Since 1971, the BLM has adopted out more than 230,000 wild horses and burros. In recent years, the number of horses and burros being adopted has declined. During the fiscal year that ended Sept. 30, a total of 2,598 of the animals had been placed in private care, compared with 5,701 horses and burros adopted during the 2005 fiscal year.
A sluggish economy, drought and rising feed costs are among reasons for the downturn in adoptions, according to Martha Malik of the BLM's Northeastern States field office in Milwaukee, Wis.
"We're anxious to see how the new adoption location in West Virginia works out for us," she said.
"We've been getting a lot of calls and emails about the adoption event," said Cindy Adkins of the Good Evening Ranch.
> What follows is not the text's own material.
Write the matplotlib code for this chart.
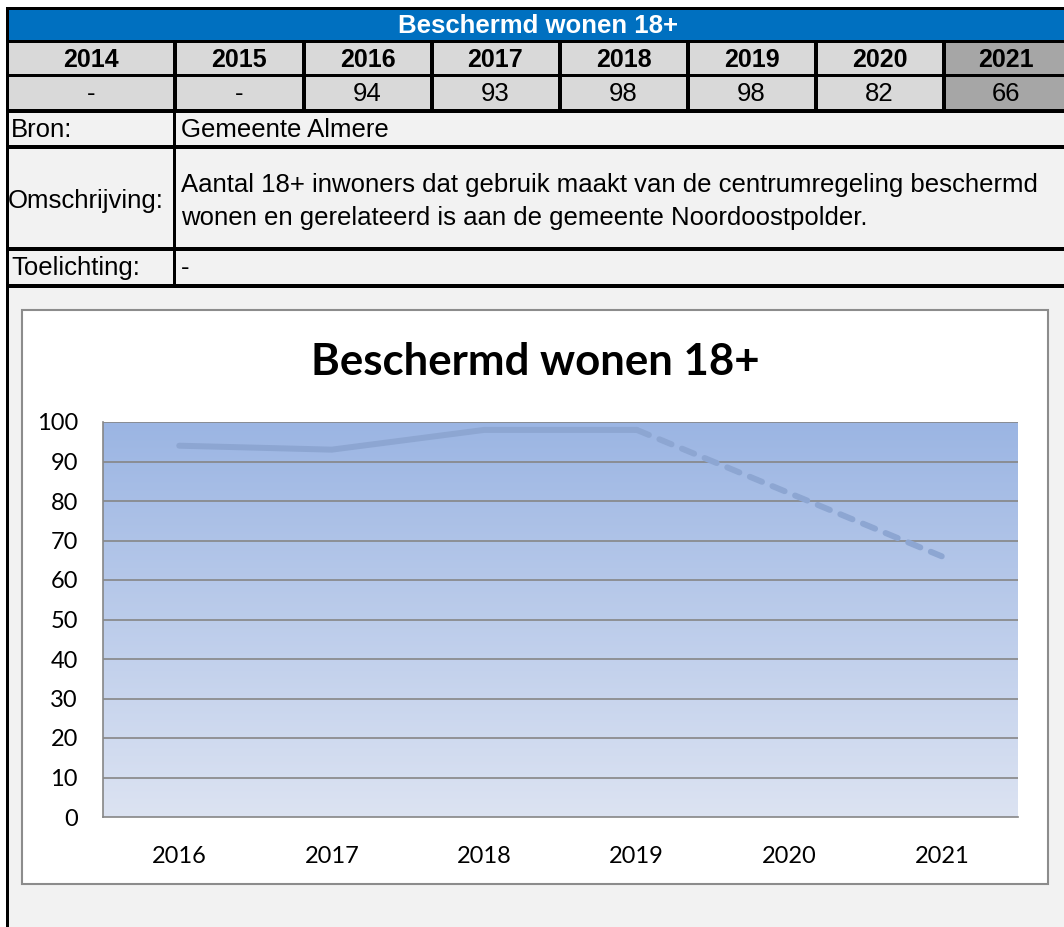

"The cost of grain and hay is really high these days," Adkins said, "but I don't think that will keep people from adopting these horses." The wild horses are iconic symbols of the Wild West, she said, "and we still have a lot of diehard cowboys out there who want to work with them."
BLM personnel will begin reviewing applications to adopt the horses at Good Evening Ranch on Friday, and continue on Saturday. For information, call 1-866-4MUSTANGS, visit the BLM's website at www.wildhorseandburro.blm.gov, or call Good Evening Ranch at 1-877-595-5448.
Good Evening Ranch is located at 1458 Groves Road at Canvas, about five miles east of Summersville off W.Va. 39. The last BLM wild horse adoption to take place in West Virginia occurred five years ago.